Course 4, week 2 quiz, #7

In one of the versions of Q7 of Week 2’s quiz, the question asks us to pick the options that are true about the inception network and asks to check all options that apply. One of the options says “Making an inception network deeper won’t hurt the training set performance”. I selected that but the grader says it’s wrong for reason as “Incorrect. As seen in the lectures , in practice when stacking more layer, the training performance might start increasing instead of decreasing.”

I’m confused. Isn’t training performance increaseing good for the network? The option says “won’t hurt” the training set performance. Isn’t it exactly the same as the solution which says “training performance might start increasing”? The grader seems to be conflicting with the answers it provides. Shouldn’t this option be included as part of the right options?

No, “increased training performance” often means overfitting. This gives worse performance on new data.

But the question here is only talking about the training set performance, and not worrying about corss validation set being low accuracy and therefore the issue of overfitting. It’s not asking about overfitting or if a much better training performance is not necessarily good for the network. It’s only talking about the training set. That’s all.

Similar argument can be made in the lecture videos when Andrew talks about how a deep ResNet is able to keep reducing the training set error without suffering from the problems plain networks are having that deeper networks may result in poorer training performance. Also in assignment 1, the exercise instruction says “This means that you can stack on additional ResNet blocks with little risk of harming training set performance.” Essentially they’re all saying, the deeper the network, the better the training performance, and therefore not hurting the training set performance as suggested in the quiz questions.

I believe the grader needs to be corrected.

Hello @zhexingli!

Kindly check this conversation on a similar topic.

Best,
Saif.

Yes, the point made on that thread the Saif points out is the same as what is being said in that quote from the lecture: note that “little risk” of something doesn’t mean it never happens, right? The question is asserting that it always helps and can’t possibly hurt. There’s essentially nothing in ML that always works in every case, right?

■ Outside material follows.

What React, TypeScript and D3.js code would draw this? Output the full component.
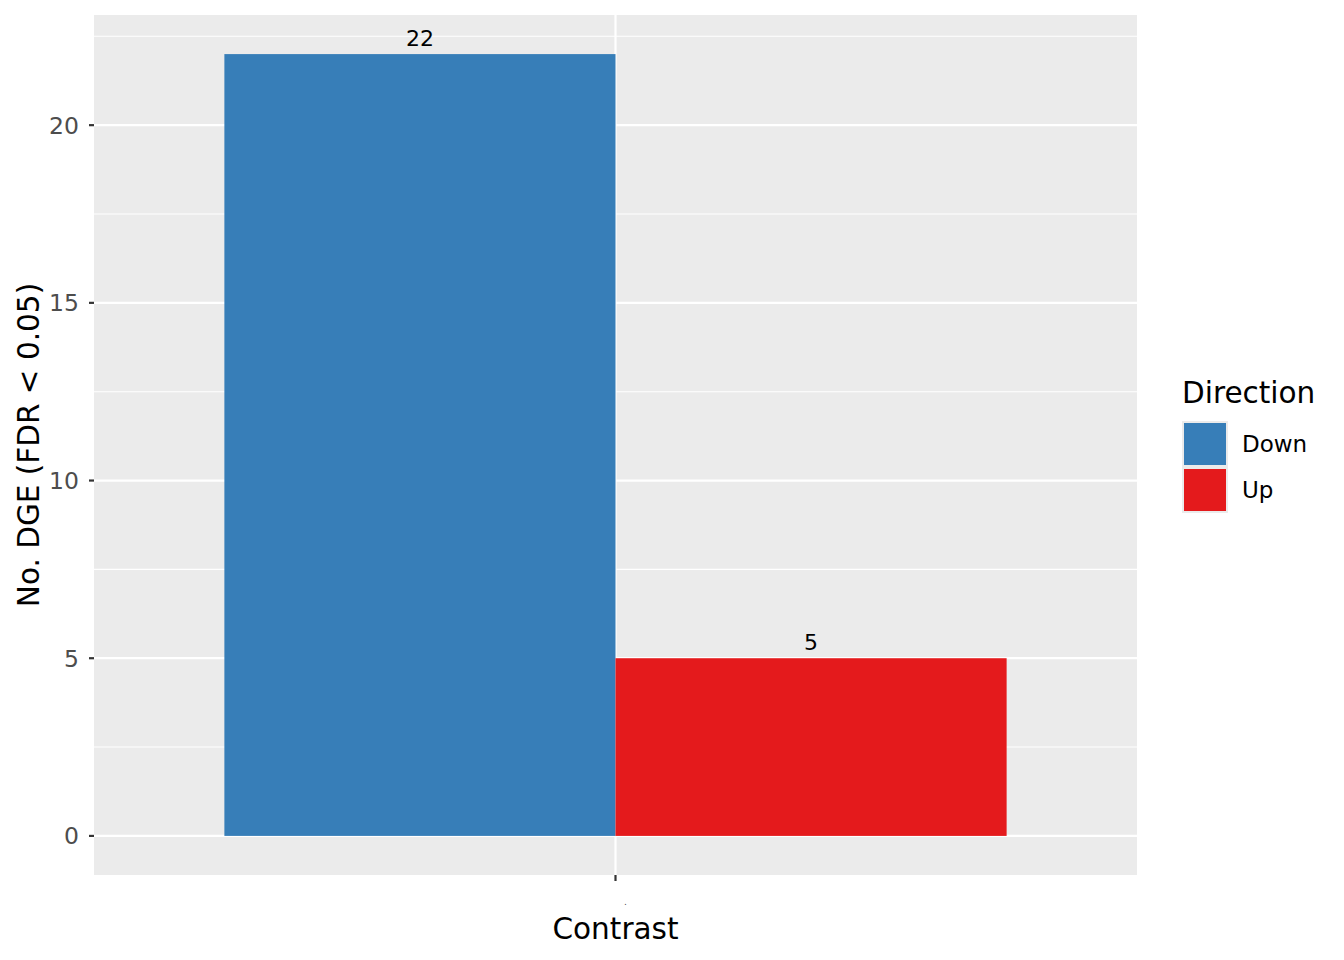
import React from "react";
import * as d3 from "d3";

const categories = [""];
const directions = ["Down", "Up"];
const values = [22, 5];
const colors = ["#377EB8", "#E41A1C"];
const yTicks = [0, 5, 10, 15, 20];
const yMinor = [2.5, 7.5, 12.5, 17.5, 22.5];

export default function App() {
  const W = 1344, H = 960;
  const left = 94, right = 1137, top = 15, bottom = 875;
  const y = d3.scaleLinear().domain([-1.1, 23.1]).range([bottom, top]);
  const x = d3.scaleLinear().domain([0.4, 1.6]).range([left, right]);
  const dodge = d3.scaleBand().domain(directions).range([0.55, 1.45]);
  const font = "DejaVu Sans, Liberation Sans, sans-serif";
  return (
    <div style={{ margin: -8 }}>
      <svg width={W} height={H} style={{ display: "block", fontFamily: font }}>
        <rect x={0} y={0} width={W} height={H} fill="#fff" />
        <rect x={left} y={top} width={right - left} height={bottom - top} fill="#EBEBEB" />
        {yMinor.map((t) => (
          <line key={"m" + t} x1={left} x2={right} y1={y(t)} y2={y(t)} stroke="#fff" strokeWidth={1.1} />
        ))}
        {yTicks.map((t) => (
          <line key={"g" + t} x1={left} x2={right} y1={y(t)} y2={y(t)} stroke="#fff" strokeWidth={2.2} />
        ))}
        {categories.map((c, i) => (
          <line key={"v" + i} x1={x(i + 1)} x2={x(i + 1)} y1={top} y2={bottom} stroke="#fff" strokeWidth={2.2} />
        ))}
        {directions.map((d, i) => {
          const x0 = x(dodge(d)!);
          const x1 = x(dodge(d)! + dodge.bandwidth());
          return (
            <g key={d}>
              <rect x={x0} y={y(values[i])} width={x1 - x0} height={y(0) - y(values[i])} fill={colors[i]} />
              <text x={(x0 + x1) / 2} y={y(values[i]) - 8} textAnchor="middle" fontSize={22} fill="#000">
                {values[i]}
              </text>
            </g>
          );
        })}
        {yTicks.map((t) => (
          <g key={"t" + t}>
            <line x1={left - 5} x2={left} y1={y(t)} y2={y(t)} stroke="#333" strokeWidth={2.2} />
            <text x={left - 15} y={y(t)} dy="0.36em" textAnchor="end" fontSize={23.5} fill="#4D4D4D">
              {t}
            </text>
          </g>
        ))}
        {categories.map((c, i) => (
          <g key={"xt" + i}>
            <line x1={x(i + 1)} x2={x(i + 1)} y1={bottom} y2={bottom + 6} stroke="#333" strokeWidth={2.2} />
            <text x={x(i + 1) + 10} y={bottom + 30} textAnchor="middle" fontSize={9} fill="#4D4D4D">.</text>
          </g>
        ))}
        <text x={615.5} y={939} textAnchor="middle" fontSize={29.5} fill="#000">Contrast</text>
        <text transform={`translate(39,${(top + bottom) / 2}) rotate(-90)`} textAnchor="middle" fontSize={29.5} fill="#000">
          No. DGE (FDR &lt; 0.05)
        </text>
        <text x={1182} y={403} fontSize={29.5} fill="#000">Direction</text>
        {directions.map((d, i) => (
          <g key={"l" + d}>
            <rect x={1182} y={421 + i * 46} width={46} height={46} fill="#EBEBEB" />
            <rect x={1184} y={423 + i * 46} width={42} height={42} fill={colors[i]} />
            <text x={1242} y={444 + i * 46} dy="0.36em" fontSize={23} fill="#000">{d}</text>
          </g>
        ))}
      </svg>
    </div>
  );
}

Right, I understand that there’s nothing in DL that’s always guaranteed. But the explanation of the grader just makes this a whole lot more confusing. Because it appears to me that the explanation is contradictory to the option that it’s marking as wrong. You know what I mean? If there’re cases when stacking more block would decrease the performance, then why does the grader explanation say it might increase the performance rather than just say in some cases it might decrease performance?

One way or another, I believe either the question or the grader explanation needs to be reworded to avoid confusion.